So, as you might have gathered, I now work for a company called Aframe (lower case f. Very fussy about that. As if I didn’t spend enough time correct people’s usage of my name). We do video stuff.
Of course, muggins here gets to be the one responsible for an awful lot of that video stuff. We have in house expertise, but they’re largely people with a huge amount of video experience and no programming experience. So this has been a bit of a learning experience for me, and it’s far from over yet.
Anyway, one of the things we do is convert all the video we get into a version you can view on the website. It’s not really our major selling feature, but it’s the basic feature on which we build a hell of a lot of other stuff.
We’ve had this collection of video from a particular customer for a while with the embarrassing feature that the version we were producing from the website had no sound. I couldn’t figure it out at all – the original had 8 audio channels, which seemed likely to be the source of the problem, but no matter which one I played in vlc it was always silent.
Actually… turns out that was just vlc lying to us and not switching channels. Sigh. (I’d file a bug report, but channel switching clearly works in other contexts and we can’t share the video, so I don’t know how best to do that).
We revisited this yesterday and verified that actually there are perfectly good audio tracks on channels 3 and 4, but the other 6 are silent and we were defaulting to using tracks 1 and 2. The camera in question has a variety of different ways of taking audio in, and which tracks are non-silent depends on which audio inputs you use. Of course, all the channels are there regardless of what you do, and there’s no metadata (that I could find) marking which ones contain sound.
It’s easy enough for our transcode process to select the right tracks, but combining the audio tracks is harder (some transcoders support it, some don’t). So ideally what we would do is just remove the silent audio tracks (you probably guessed this from the title).
But how do you do that? There’s no metadata saying which are silent, so you have to figure out which audio tracks are silent and which contain sound. In an automated way that is – listening to it is no good – and with the audio tracks in an arbitrary codec.
I pondered this for a little while and came up with a solution. It’s duct tape programming in the extreme, but actually it works very nicely:
We have no metadata. So we have to use the data. We don’t know what the format is, so we have to convert it to a standard one. What standard format would make it really easy to detect whether a track is silent? Well… an uncompressed one. Pick a random simple uncompressed audio format? Let’s try wav.
It turns out that detecting a silent wav file is trivially easy: It consists overwhelmingly of 0 bytes. There’s a brief header at the beginning, and then the rest of the file is just a big long chain of 0s. So for each audio track we generate a wav, check what percentage of it is 0 bytes, and if it’s >= 99.9% we declare it to be silent.

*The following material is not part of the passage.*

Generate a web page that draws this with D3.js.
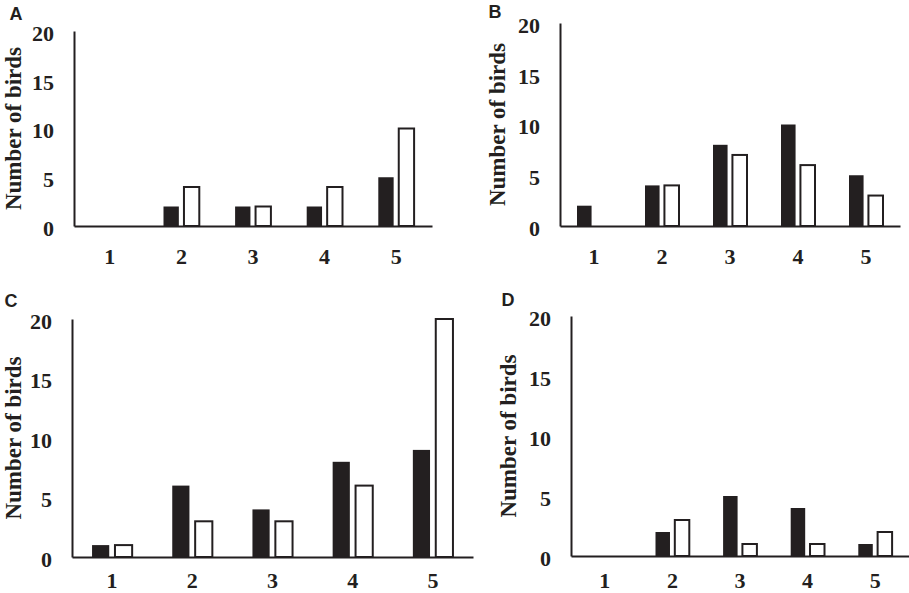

Once we’ve determined which tracks are silent it’s then a simple matter (admittedly a simple matter which took me a reasonable amount of wrestling with command line options and asking for help on IRC) to use ffmpeg to cut out the silent tracks. The invocation looks approximately like:
ffmpeg -i original.mov -y -ac 2 -map 0.0 -map 0.3 -map 0.4 -acodec copy -vcodec copy output.mov -newaudio
-ac tells the number of audio channels the output should have, the map options say which channels from the source to use (the order is significant) and -newaudio says “Don’t fail in mysterious and incomprehensible ways as a result of my having tried to change the audio channels”.
In the unlikely event that anyone who isn’t us will find this useful, I’ve started collecting the results of experiments like this into a repo on github. The code for this post is there as “removesilent”. It’s not the exact code we’re using at work (as that’s better integrated into our system), but it’s pretty close.